FORT DRUM, N.Y. (Feb. 4, 2016) -- When Pfc. Francisco Malave-Sosa, a petroleum supply specialist with the 548th Combat Sustainment Support Battalion, joined the Army from Puerto Rico, he said he wanted to be a part of something - to wear the uniform as his father and his grandfather did before him.

A year-and-a-half later, he participated in something that was simply "awesome," as he and his unit got to run during physical fitness, or PT, with Sgt. Maj. of the Army Daniel A. Dailey during the leader's first visit here this week.

"I was just excited to see him. And do PT with him.

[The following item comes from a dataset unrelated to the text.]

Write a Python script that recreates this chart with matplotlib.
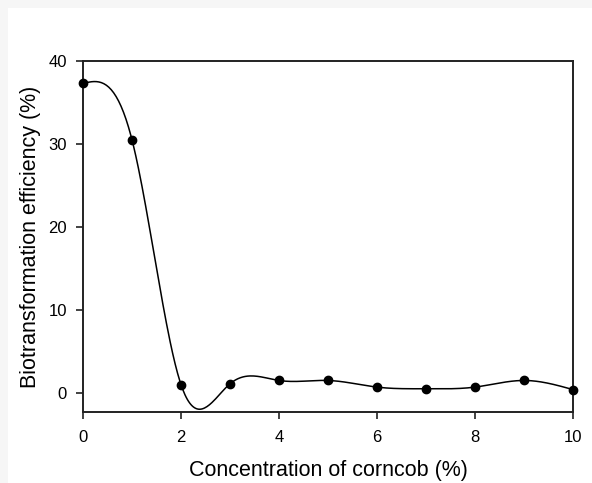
import numpy as np
import matplotlib.pyplot as plt
from matplotlib.patches import Rectangle

# data
conc = [0, 1, 2, 3, 4, 5, 6, 7, 8, 9, 10]
efficiency = [37.3, 30.5, 1.0, 1.1, 1.5, 1.5, 0.7, 0.5, 0.7, 1.5, 0.4]
x_ticks = [0, 2, 4, 6, 8, 10]
y_ticks = [0, 10, 20, 30, 40]


def natural_spline(x, y, xs):
    """Natural cubic spline evaluated at xs (plain numpy)."""
    x = np.asarray(x, float)
    y = np.asarray(y, float)
    n = len(x)
    h = np.diff(x)
    A = np.zeros((n, n))
    b = np.zeros(n)
    A[0, 0] = A[-1, -1] = 1.0
    for i in range(1, n - 1):
        A[i, i - 1] = h[i - 1]
        A[i, i] = 2 * (h[i - 1] + h[i])
        A[i, i + 1] = h[i]
        b[i] = 3 * ((y[i + 1] - y[i]) / h[i] - (y[i] - y[i - 1]) / h[i - 1])
    c = np.linalg.solve(A, b)
    bb = (y[1:] - y[:-1]) / h - h * (2 * c[:-1] + c[1:]) / 3
    d = (c[1:] - c[:-1]) / (3 * h)
    idx = np.clip(np.searchsorted(x, xs) - 1, 0, n - 2)
    dx = xs - x[idx]
    return y[idx] + bb[idx] * dx + c[idx] * dx ** 2 + d[idx] * dx ** 3


plt.rcParams['font.family'] = ['Liberation Sans', 'DejaVu Sans']

fig = plt.figure(figsize=(5.92, 4.83), dpi=100, facecolor='#f6f6f6')
# white sheet, leaving a thin grey strip at the left and top
fig.patches.append(Rectangle((8 / 592, 0), 1, 1 - 8 / 483, transform=fig.transFigure,
                             facecolor='white', edgecolor='none', zorder=-10))
ax = fig.add_axes([83 / 592, 1 - 412 / 483, (573 - 83) / 592, (412 - 61) / 483])

xs = np.linspace(0, 10, 400)
ax.plot(xs, natural_spline(conc, efficiency, xs), color='black', lw=1.1)
ax.plot(conc, efficiency, 'o', color='black', markersize=6, clip_on=False, zorder=3)

ax.set_xlim(0, 10)
ax.set_ylim(-2.3, 40)
ax.set_xticks(x_ticks)
ax.set_yticks(y_ticks)
ax.tick_params(direction='out', length=5, width=1.2, labelsize=12, color='#222222')
ax.tick_params(axis='x', pad=8)
ax.tick_params(axis='y', pad=6.5)
for s in ax.spines.values():
    s.set_linewidth(1.4)
    s.set_color('#222222')

ax.set_xlabel('Concentration of corncob (%)', fontsize=15.5, labelpad=11)
ax.set_ylabel('Biotransformation efficiency (%)', fontsize=15.5, labelpad=5)

plt.savefig('out.png', dpi=100, facecolor=fig.get_facecolor())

And to see how he was with Soldiers," Malave-Sosa said.

That's just one of Dailey's leadership mantra's: to start every morning leading your troops in PT.

"PT may not be the most important thing [that] you [do] that day, but it is the most important thing you do every day in the United States Army," he said during a town hall here. "You're gonna hear me say it, 'if you aren't out there leading your Soldiers during physical fitness training, then you're not their leader,' and that's the truth."

Dailey spoke to Soldiers, Families and others about the importance of overall Army readiness: Army Chief of Staff, or CSA, Gen. Mark A. Milley's number one priority, and individual Soldier readiness during a time with end-strength reductions.

"Every Soldier's got to get ready to fight," said Dailey regarding Soldiers on nondeployment status. "We've got to get really serious about that."

During the town hall, he spoke about the state of the Army, where it's at, and where it's headed in respect to its current image, physical fitness standards, deployment readiness, promotions, drawdown, recruiting, gender integration, Soldier for Life, civilian certification, and credentialing of Army occupations, among other hot topics.

He then encouraged Soldiers to ask questions on any topic.

"You can ask anything you want," he said. "Everything you ask me - unfiltered, they will read; the CSA and Army secretary are very interested in seeing my travel reports."

Sgt. 1st Class Christopher Cazinha, a mortar platoon sergeant at 2nd Battalion, 22nd Infantry Regiment, 1st Brigade Combat Team, 10th Mountain Division, and a former recruiter, asked Dailey to address the troubles he saw in recruiting and how they could affect unit readiness.

Dailey said he thinks the future is bright for the Army's recruiting efforts and believes that the drastic changes in leadership and culture has been its greatest contribution.

"I wanted to know if there would be any changes in the recruiting atmosphere in how we recruit for Soldiers," Cazinha said. "In the end, I think he hit it. It felt good [to ask him]."

Other Soldiers asked about tougher physical fitness test standards, the new maternity leave policy and possible additions to it, and anticipated changes to the Sexual Harassment/Assault Response and Prevention Program, or SHARP, policy.

Before departing, Dailey charged the Soldiers with the responsibility of helping enhance the Army's perception as the most trusted organization in America.

During his visit, Dailey visited Soldiers within the Noncommissioned Officer's Academy; SHARP program; Soldier for Life Transition Assistance Program; 1st Brigade Combat Team Dining Facility; and a group of new Soldiers during inprocessing. As Dailey toured the base, he said he couldn't be prouder of it and the community around it.

"I've had a long history of tough fighting alongside 10th Mountain Division Soldiers," he said. "The division, with its traditions and honor, is greatly respected. It is not the Army's base. It's the community's base because outside these gates, they've got our back."